El estilo de Celso Escanilla no se ciñe a un lenguaje determinado ni a etapas prefijadas. En él conviven desde el geometrismo de tintes cubistas hasta la figuración más costumbrista, como confirma el grupo escultórico de Las Cigarreras –ya icono de la ciudad de Cádiz y valiente homenaje a la mujer trabajadora de la antigua Fábrica de Tabacos–, pasando por la abstracción de tipo Henry Moore y la simplicidad no menos abstracta de Brancusi. Del escultor inglés amaba los huecos, el constante pasar de un plano a otro de la realidad. Del rumano admiraba la pulimentación, el juego de la luz contra una superficie ondulada y humana. Cuántas veces me habló de la serie El beso, de la que le traje unas fotografías de la talla de piedra original de Craiova, y de la que encontramos serias influencias en los troncos femeninos, los vientres y los muslos recortados en los que Celso trabajaba lentamente, hacía y deshacía como el manto de Penélope, sin querer acabarlo del todo.

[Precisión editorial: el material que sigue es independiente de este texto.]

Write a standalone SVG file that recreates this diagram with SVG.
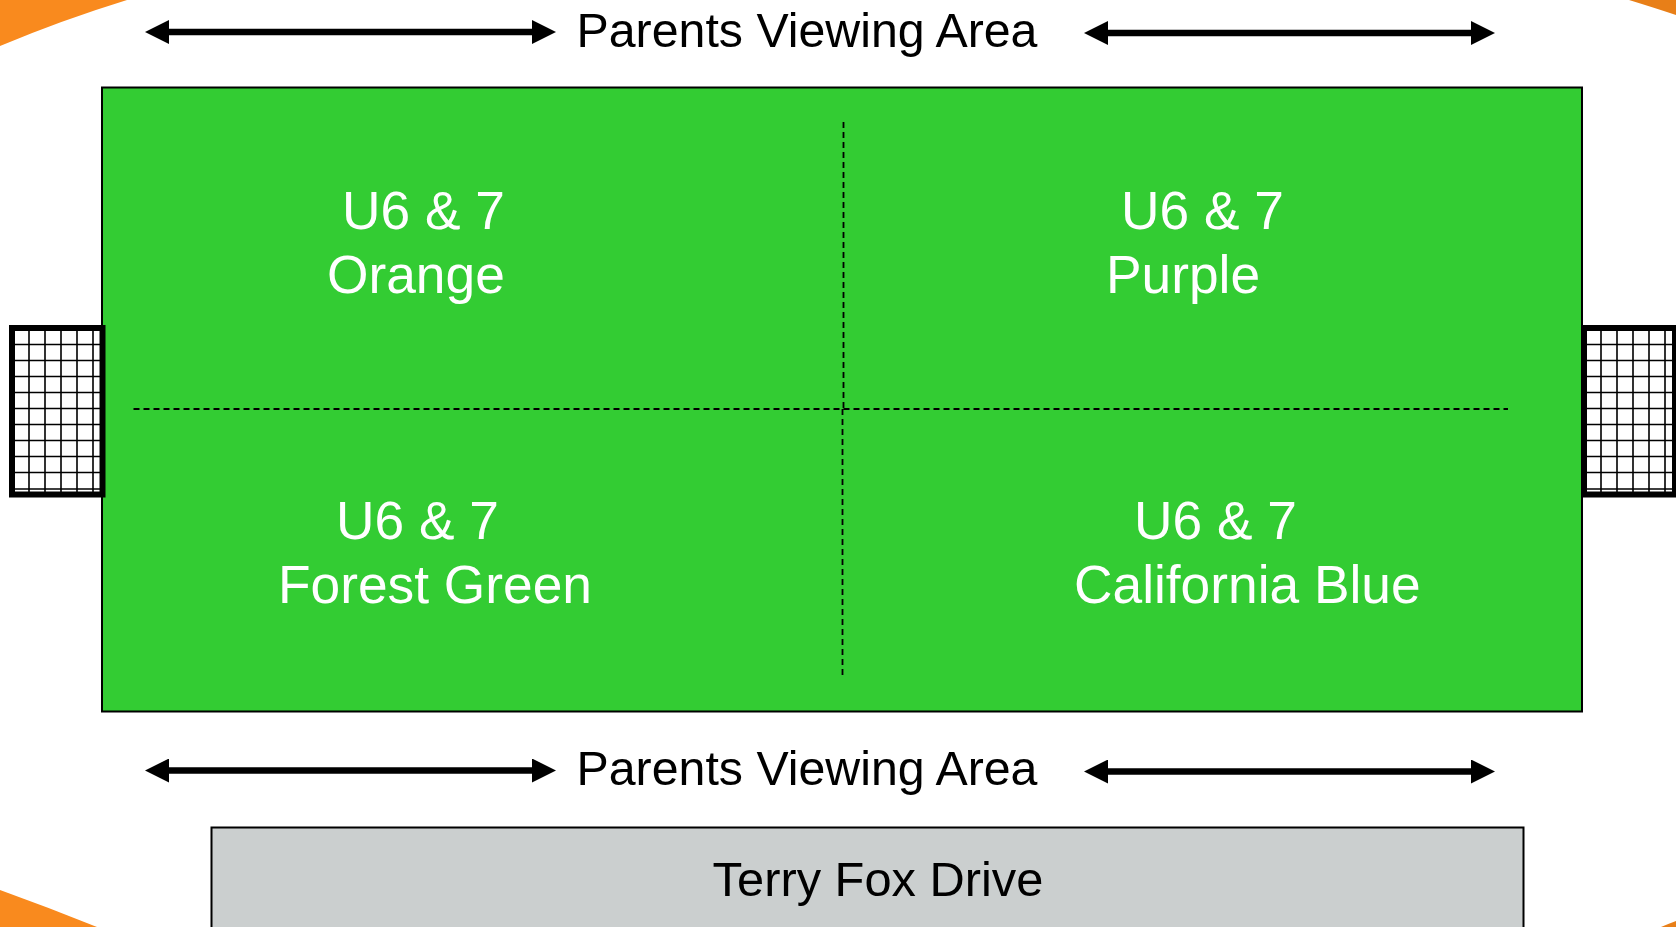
<svg xmlns="http://www.w3.org/2000/svg" width="1676" height="927" viewBox="0 0 1676 927">
<style>
text{font-family:"Liberation Sans",Arial,sans-serif}
.w{fill:#fff;font-size:53.3px}.k{fill:#000;font-size:48.3px}
.ar{stroke:#000;stroke-width:6.500;fill:none;marker-start:url(#m);marker-end:url(#m)}
.d{stroke:#000;stroke-width:1.800;stroke-dasharray:6 4;fill:none}
.net{stroke:#000;stroke-width:1.600;fill:none}
.fr{stroke:#000;stroke-width:6;fill:none}
</style>
<defs>
<marker id="m" markerUnits="userSpaceOnUse" markerWidth="24" markerHeight="24" refX="12" refY="12" orient="auto-start-reverse" viewBox="0 0 24 24"><path d="M0 0L24 12L0 24z" fill="#000"/></marker>
</defs>
<rect width="1676" height="927" fill="#fff"/>
<g id="corners" fill="#f98a1e">
<path d="M0 0H127Q62 20 0 46z"/>
<path d="M1676 0H1629Q1655 8 1676 15z" fill="#e87f18"/>
<path d="M0 890Q50 908 97 927H0z"/>
<path d="M1676 921Q1668 924 1661 927H1676z" fill="#e87f18"/>
</g>
<g id="field"><rect x="102" y="87.500" width="1480" height="624" fill="#33cc33" stroke="#000" stroke-width="2"/></g>
<g id="goal-left" fill="#fff"><rect x="12" y="328" width="90" height="166.500"/><path class="net" d="M29 330V492M45 330V492M61 330V492M77 330V492M93 330V492M14 344.500H100M14 360.500H100M14 376.500H100M14 392.500H100M14 408.500H100M14 424.500H100M14 440.500H100M14 456.500H100M14 472.500H100M14 489H100"/><rect class="fr" x="12" y="328" width="90.500" height="166.500"/></g>
<g id="goal-right" fill="#fff"><rect x="1584" y="328" width="91" height="166.500"/><path class="net" d="M1601 330V492M1617 330V492M1633 330V492M1649 330V492M1665 330V492M1586 344.500H1672M1586 360.500H1672M1586 376.500H1672M1586 392.500H1672M1586 408.500H1672M1586 424.500H1672M1586 440.500H1672M1586 456.500H1672M1586 472.500H1672M1586 489H1672"/><rect class="fr" x="1584" y="328" width="91" height="166.500"/></g>
<g id="road"><rect x="211.500" y="827.500" width="1312" height="110" fill="#cbcfcf" stroke="#000" stroke-width="2"/><text x="878" y="896" text-anchor="middle" class="k" style="font-size:48.800px">Terry Fox Drive</text></g>
<g id="connectors">
<path class="ar" d="M157 32H544"/>
<path class="ar" d="M1096 33H1483"/>
<path class="ar" d="M157 770.500H544"/>
<path class="ar" d="M1096 771.500H1483"/>
<path class="d" d="M843.500 122V409M133.500 409H1508M842.500 409V678"/>
</g>
<g id="labels">
<text x="807" y="47" text-anchor="middle" class="k">Parents Viewing Area</text>
<text x="807" y="785" text-anchor="middle" class="k">Parents Viewing Area</text>
<text x="342" y="229" class="w">U6 &amp; 7</text><text x="327" y="293" class="w">Orange</text>
<text x="1121" y="229" class="w">U6 &amp; 7</text><text x="1106" y="293" class="w">Purple</text>
<text x="336" y="539" class="w">U6 &amp; 7</text><text x="278" y="603" class="w">Forest Green</text>
<text x="1134" y="539" class="w">U6 &amp; 7</text><text x="1074" y="603" class="w">California Blue</text>
</g>
</svg>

Son muchos los ratos compartidos con Celso y muchas horas de charla, en la que le daba vueltas al arte como vida y oficio y a la posibilidad de decir algo con voz propia: una alternativa que le enriquecía a la vez que le preocupaba, como a todo creador. Pero nunca faltó ironía, humor y espontaneidad en su dilema. A las dos de la tarde, siempre que me encontrara en Cádiz, tenía una cita diaria con él, en el mismo bar y en la misma mesa, al lado de una ventana frente al océano: esa que quiso abrir toda su vida, a pesar de ser tan friolero, para que entrara luz, color y forma engarzadas en la brisa marina.